Improving Patient Safety by Reducing Errors in Transfusion Medicine

Despite rigorous safeguards in place, non-infectious complications of transfusion can still occur. The risk of error associated with the dispensation and administration of blood products to a particular patient is a persistent concern. A mistransfusion, the failure to give the correct blood to the intended recipient, is the worst preventable human error that can result in major ABO incompatibility with potential subsequent immune hemolysis, renal failure, and death.

To prevent potential mistransfusions and other potential transfusion risks, AABB, CAP, FDA, and Joint Commission regulations require that the Transfusion Medicine Division is actively involved in capturing, assessing, investigating, and monitoring events that deviate from accepted policies, processes, and procedures. The Johns Hopkins Hospital Transfusion Medicine Division has been monitoring and instituting change to prevent recurrence of deviations for many years. These deviations are documented on an internal variance. There are several discovery routes that ensure errors are captured prior to blood products being dispensed from the blood bank:

(1) The Transfusion Medicine computer system has been carefully designed to warn staff of potential risk areas preventing the release of nonconforming blood products. Technologists are forced to enter reasons for exceptions to these warnings into the computer system prior to dispensing. Exceptions are captured by a report that is generated and reviewed daily by the Quality Assurance Specialist. Each exception is reviewed to ensure that it was acceptable by policy to release the product for transfusion.

(2) The UHC Patient Safety Net, used by the Hospital, allows for staff outside the blood bank to report errors or deviations recognized prior, during, or after the transfusion of a blood product.

(3) Hemovigilance, a component of the Biovigilance program developed by the National Healthcare Safety Network (NHSN), was designed for transfusion services to track adverse events, including recipient adverse reactions and quality control incidents related to blood transfusion. Hemovigilance monitoring, which began a year ago, allows Transfusion Medicine staff to anonymously report issues, errors and deviations to the Quality Assurance Specialist. These incidents are entered into a database where they are tracked, trends are identified and process improvements are initiated.

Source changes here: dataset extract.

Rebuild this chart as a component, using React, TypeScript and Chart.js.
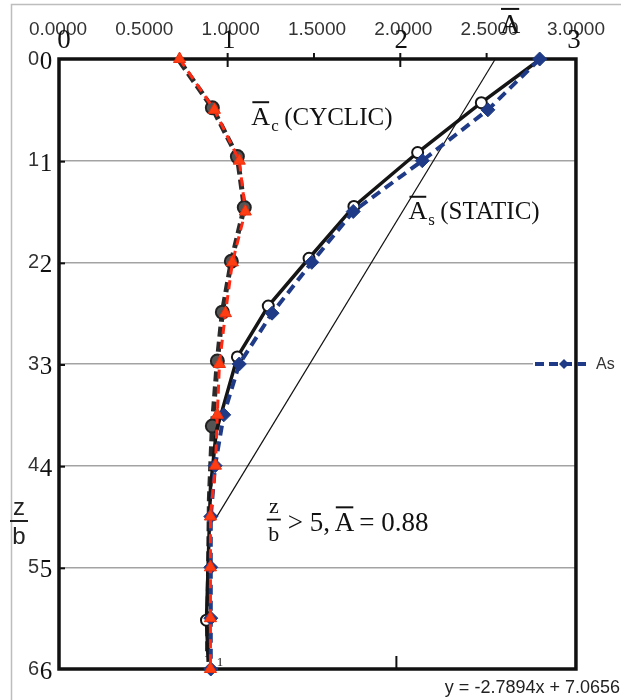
import { useEffect, useRef } from "react";
import { Chart, registerables } from "chart.js";
Chart.register(...registerables);

// depth ratio z/b for the plotted series
const depthLevels = [0, 0.5, 1, 1.5, 2, 2.5, 3, 3.5, 4, 4.5, 5, 5.5, 6];
// Ac (cyclic) values
const acValues = [0.704, 0.906, 1.05, 1.085, 1.01, 0.97, 0.935, 0.923, 0.912, 0.883, 0.883, 0.883, 0.883];
// As (static) values
const asValues = [2.79, 2.49, 2.11, 1.71, 1.47, 1.24, 1.05, 0.96, 0.91, 0.885, 0.885, 0.885, 0.885];

// original (scanned) curves underneath
const scanCyclicA = [0.704, 0.894, 1.039, 1.079, 1.004, 0.952, 0.923, 0.894, 0.877, 0.866];
const scanCyclicZ = [0.02, 0.48, 0.96, 1.46, 1.99, 2.49, 2.97, 3.61, 4.32, 5.88];
const scanCyclicMarks = [0, 1, 1, 1, 1, 1, 1, 1, 0, 0];
const scanStaticA = [2.787, 2.452, 2.083, 1.714, 1.454, 1.218, 1.039, 0.917, 0.883, 0.86, 0.87];
const scanStaticZ = [0.01, 0.43, 0.92, 1.45, 1.96, 2.43, 2.93, 3.66, 4.22, 5.52, 5.93];
const scanStaticMarks = [0, 1, 1, 1, 1, 1, 1, 0, 0, 1, 0];

// trend line end points (y = -2.7894x + 7.0656)
const trendA = [0.906, 2.533];
const trendZ = [4.54, 0];
const equationText = "y = -2.7894x + 7.0656";

const xTickLabels = ["0.0000", "0.5000", "1.0000", "1.5000", "2.0000", "2.5000", "3.0000"];
const yTickLabels = ["0", "1", "2", "3", "4", "5", "6"];
const scanXLabels = ["0", "1", "2", "3"];
const scanYLabels = ["0", "1", "2", "3", "4", "5", "6"];
const legendLabel = "As";

const SERIF = '"Liberation Serif", "DejaVu Serif", serif';
const SANS = '"Liberation Sans", Arial, sans-serif';
const NAVY = "#1f3b87";
const RED = "#ff2a14";

function drawAbar(ctx: CanvasRenderingContext2D, x: number, base: number, size: number) {
  ctx.font = `${size}px ${SERIF}`;
  ctx.textAlign = "left";
  ctx.textBaseline = "alphabetic";
  ctx.fillText("A", x, base);
  const w = ctx.measureText("A").width;
  ctx.beginPath();
  ctx.lineWidth = 2;
  ctx.moveTo(x + 1, base - size * 0.86);
  ctx.lineTo(x + w - 1, base - size * 0.86);
  ctx.stroke();
  return w;
}

const overlay = {
  id: "overlay",
  beforeDatasetsDraw(chart: any) {
    const ctx: CanvasRenderingContext2D = chart.ctx;
    const a = chart.chartArea;
    const xs = chart.scales.x;
    const ys = chart.scales.y;
    ctx.save();

    // legend background
    const ly = ys.getPixelForValue(3);
    ctx.fillStyle = "#fff";
    ctx.fillRect(533, ly - 9, 60, 18);

    // scanned frame
    ctx.strokeStyle = "#111";
    ctx.lineWidth = 3.5;
    ctx.strokeRect(a.left + 1, a.top, a.right - a.left - 1, a.bottom - a.top);

    // scanned ticks
    ctx.lineWidth = 2;
    [1, 2].forEach((v) => {
      const px = xs.getPixelForValue(v) - 3;
      ctx.beginPath();
      ctx.moveTo(px, a.top - 6);
      ctx.lineTo(px, a.top + 8);
      ctx.stroke();
    });
    [1.5, 2.5].forEach((v) => {
      const px = xs.getPixelForValue(v) - 3;
      ctx.beginPath();
      ctx.moveTo(px, a.top - 6);
      ctx.lineTo(px, a.top);
      ctx.stroke();
    });
    for (let v = 1; v <= 5; v++) {
      const py = ys.getPixelForValue(v) + 1;
      ctx.beginPath();
      ctx.moveTo(a.left, py);
      ctx.lineTo(a.left + 7, py);
      ctx.stroke();
    }
    const bx = xs.getPixelForValue(1.96);
    ctx.beginPath();
    ctx.moveTo(bx, a.bottom - 13);
    ctx.lineTo(bx, a.bottom);
    ctx.stroke();
    ctx.fillStyle = "#111";
    ctx.font = `13px ${SERIF}`;
    ctx.textAlign = "left";
    ctx.fillText("1", xs.getPixelForValue(0.92), a.bottom - 3);

    // scanned axis numbers
    ctx.font = `27px ${SERIF}`;
    ctx.textAlign = "center";
    ctx.textBaseline = "alphabetic";
    scanXLabels.forEach((t, i) => {
      const px = xs.getPixelForValue(i) + (i === 0 ? 6 : -2);
      ctx.fillText(t, px, 48);
    });
    ctx.font = `25px ${SERIF}`;
    scanYLabels.forEach((t, i) => {
      ctx.fillText(t, 46, ys.getPixelForValue(i) + 10);
    });

    // scanned annotations
    ctx.strokeStyle = "#111";
    ctx.fillStyle = "#111";
    drawAbar(ctx, 500, 33, 28);

    let x0 = xs.getPixelForValue(1.12);
    let b0 = ys.getPixelForValue(0.645);
    let w = drawAbar(ctx, x0, b0, 26);
    ctx.font = `17px ${SERIF}`;
    ctx.fillText("c", x0 + w + 1, b0 + 6);
    ctx.font = `25px ${SERIF}`;
    ctx.fillText("(CYCLIC)", x0 + w + 14, b0);

    x0 = xs.getPixelForValue(2.03);
    b0 = ys.getPixelForValue(1.575);
    w = drawAbar(ctx, x0, b0, 26);
    ctx.font = `17px ${SERIF}`;
    ctx.fillText("s", x0 + w + 1, b0 + 6);
    ctx.font = `25px ${SERIF}`;
    ctx.fillText("(STATIC)", x0 + w + 13, b0);

    // z/b > 5, A = 0.88
    const fx = xs.getPixelForValue(1.25);
    const fy = ys.getPixelForValue(4.53);
    ctx.font = `22px ${SERIF}`;
    ctx.textAlign = "center";
    ctx.fillText("z", fx, fy - 7);
    ctx.fillText("b", fx, fy + 21);
    ctx.lineWidth = 1.8;
    ctx.beginPath();
    ctx.moveTo(fx - 7, fy);
    ctx.lineTo(fx + 7, fy);
    ctx.stroke();
    ctx.textAlign = "left";
    ctx.font = `27px ${SERIF}`;
    ctx.fillText("> 5,", fx + 14, fy + 11);
    const aw = drawAbar(ctx, fx + 61, fy + 11, 27);
    ctx.font = `27px ${SERIF}`;
    ctx.fillText("= 0.88", fx + 61 + aw + 5, fy + 11);

    // legend
    ctx.strokeStyle = NAVY;
    ctx.lineWidth = 4;
    ctx.setLineDash([9, 5]);
    ctx.beginPath();
    ctx.moveTo(535, ly);
    ctx.lineTo(590, ly);
    ctx.stroke();
    ctx.setLineDash([]);
    ctx.fillStyle = NAVY;
    ctx.beginPath();
    ctx.moveTo(564, ly - 5);
    ctx.lineTo(569, ly);
    ctx.lineTo(564, ly + 5);
    ctx.lineTo(559, ly);
    ctx.closePath();
    ctx.fill();
    ctx.fillStyle = "#333";
    ctx.font = `16px ${SANS}`;
    ctx.textAlign = "left";
    ctx.textBaseline = "middle";
    ctx.fillText(legendLabel, 596, ly + 1);

    ctx.restore();
  },
  afterDraw(chart: any) {
    const ctx: CanvasRenderingContext2D = chart.ctx;
    ctx.save();
    // outer chart border (partial)
    ctx.strokeStyle = "#bdbdbd";
    ctx.lineWidth = 1.5;
    ctx.beginPath();
    ctx.moveTo(11.5, 700);
    ctx.lineTo(11.5, 4.5);
    ctx.lineTo(621, 4.5);
    ctx.stroke();

    // left z/b label
    ctx.fillStyle = "#222";
    ctx.strokeStyle = "#222";
    ctx.font = `24px ${SANS}`;
    ctx.textAlign = "center";
    ctx.textBaseline = "alphabetic";
    ctx.fillText("z", 19, 515);
    ctx.fillText("b", 19, 544);
    ctx.lineWidth = 2;
    ctx.beginPath();
    ctx.moveTo(10, 521);
    ctx.lineTo(28, 521);
    ctx.stroke();

    // equation
    ctx.font = `18px ${SANS}`;
    ctx.textAlign = "right";
    ctx.fillStyle = "#222";
    ctx.fillText(equationText, 620, 693);
    ctx.restore();
  },
};

export default function App() {
  const ref = useRef<HTMLCanvasElement>(null);
  useEffect(() => {
    const toPts = (xs: number[], ys: number[]) => xs.map((v, i) => ({ x: v, y: ys[i] }));
    const chart = new Chart(ref.current!, {
      type: "line",
      data: {
        datasets: [
          {
            label: "Ac",
            data: toPts(acValues, depthLevels),
            borderColor: RED,
            borderWidth: 3,
            borderDash: [9, 6],
            pointStyle: "triangle",
            pointRadius: 7,
            pointBackgroundColor: "#ff3d12",
            pointBorderColor: "#e83010",
            pointBorderWidth: 1,
            tension: 0,
            clip: false,
            order: 0,
          } as any,
          {
            label: legendLabel,
            data: toPts(asValues, depthLevels),
            borderColor: NAVY,
            borderWidth: 4,
            borderDash: [10, 6],
            pointStyle: "rectRot",
            pointRadius: 7,
            pointBackgroundColor: NAVY,
            pointBorderColor: NAVY,
            pointBorderWidth: 1,
            tension: 0,
            clip: false,
            order: 1,
          } as any,
          {
            label: "trend",
            data: toPts(trendA, trendZ),
            borderColor: "#111",
            borderWidth: 1.2,
            pointRadius: 0,
            tension: 0,
            clip: false,
            order: 2,
          } as any,
          {
            label: "scanStatic",
            data: toPts(scanStaticA, scanStaticZ),
            borderColor: "#151515",
            borderWidth: 3.5,
            pointStyle: "circle",
            pointRadius: scanStaticMarks.map((m) => (m ? 5.5 : 0)),
            pointBackgroundColor: "#fff",
            pointBorderColor: "#151515",
            pointBorderWidth: 2,
            tension: 0,
            clip: false,
            order: 3,
          } as any,
          {
            label: "scanCyclic",
            data: toPts(scanCyclicA, scanCyclicZ),
            borderColor: "#2b2b2b",
            borderWidth: 5,
            borderDash: [10, 5],
            pointStyle: "circle",
            pointRadius: scanCyclicMarks.map((m) => (m ? 6.5 : 0)),
            pointBackgroundColor: "#555",
            pointBorderColor: "#222",
            pointBorderWidth: 2,
            tension: 0,
            clip: false,
            order: 4,
          } as any,
        ],
      },
      options: {
        responsive: false,
        animation: false,
        devicePixelRatio: 1,
        layout: { padding: { left: 0, top: 0, right: 45, bottom: 28 } },
        plugins: { legend: { display: false }, tooltip: { enabled: false } },
        scales: {
          x: {
            type: "linear",
            position: "top",
            min: 0,
            max: 3,
            ticks: {
              stepSize: 0.5,
              autoSkip: false,
              maxRotation: 0,
              padding: 18,
              color: "#333",
              font: { family: SANS, size: 19 },
              callback: (v: any) => xTickLabels[Math.round(Number(v) / 0.5)] ?? "",
            },
            grid: { display: false, drawTicks: false },
            border: { display: false },
            afterFit: (s: any) => {
              s.height = 59;
            },
          },
          y: {
            type: "linear",
            reverse: true,
            min: 0,
            max: 6,
            ticks: {
              stepSize: 1,
              autoSkip: false,
              padding: 19,
              color: "#333",
              font: { family: SANS, size: 20 },
              callback: (v: any) => yTickLabels[Math.round(Number(v))] ?? "",
            },
            grid: { color: "#a3a3a3", lineWidth: 1.5, drawTicks: false },
            border: { display: false },
            afterFit: (s: any) => {
              s.width = 58;
            },
          },
        },
      } as any,
      plugins: [overlay],
    });
    return () => chart.destroy();
  }, []);
  return (
    <div style={{ width: 623, height: 700, position: "relative" }}>
      <style>{"body{margin:0}"}</style>
      <canvas ref={ref} width={623} height={700} style={{ display: "block" }} />
    </div>
  );
}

A review of variance summaries from 2002-2004 showed alarming totals of greater than 100 variances per year with a maximum of 142. The management of variances prior to 2005 involved staff counseling, implementation of corrective action and staff retraining. In 2005, an analysis showed that deviations with the greatest impact to patient care involved the processes of dispensing and testing. The Transfusion Medicine Quality Assurance Committee set an initial performance improvement goal of a 50% reduction in the number of deviations involving these processes. In order to reduce the number of dispensing and testing variances, three objectives were initiated. First, educational sessions with medical director participation were presented to the staff to provide an awareness of the severity associated with dispensing and testing deviations. Second, quality systems were enhanced so that deviations in either category included a procedure review and direct observation of the process with the technologist involved. Last, monthly staff quality assurance meetings included a review of each variance, excluding staff names, to clarify the process for all staff, thereby reducing the chance of recurrence. After initiating the performance improvement goal, dispensing deviations decreased by 53% and testing deviations decreased by 56%. By 2008, the total number of documented variances was 75, representing a 40% overall reduction in 5 years.

Variances are continuously reviewed and performance improvement goals are set when upward trends are identified, thereby ensuring the provision of the highest quality of patient care.

Christi Marshall, Lisa Shifflett, Joan Boyd, Paul Ness, M.D.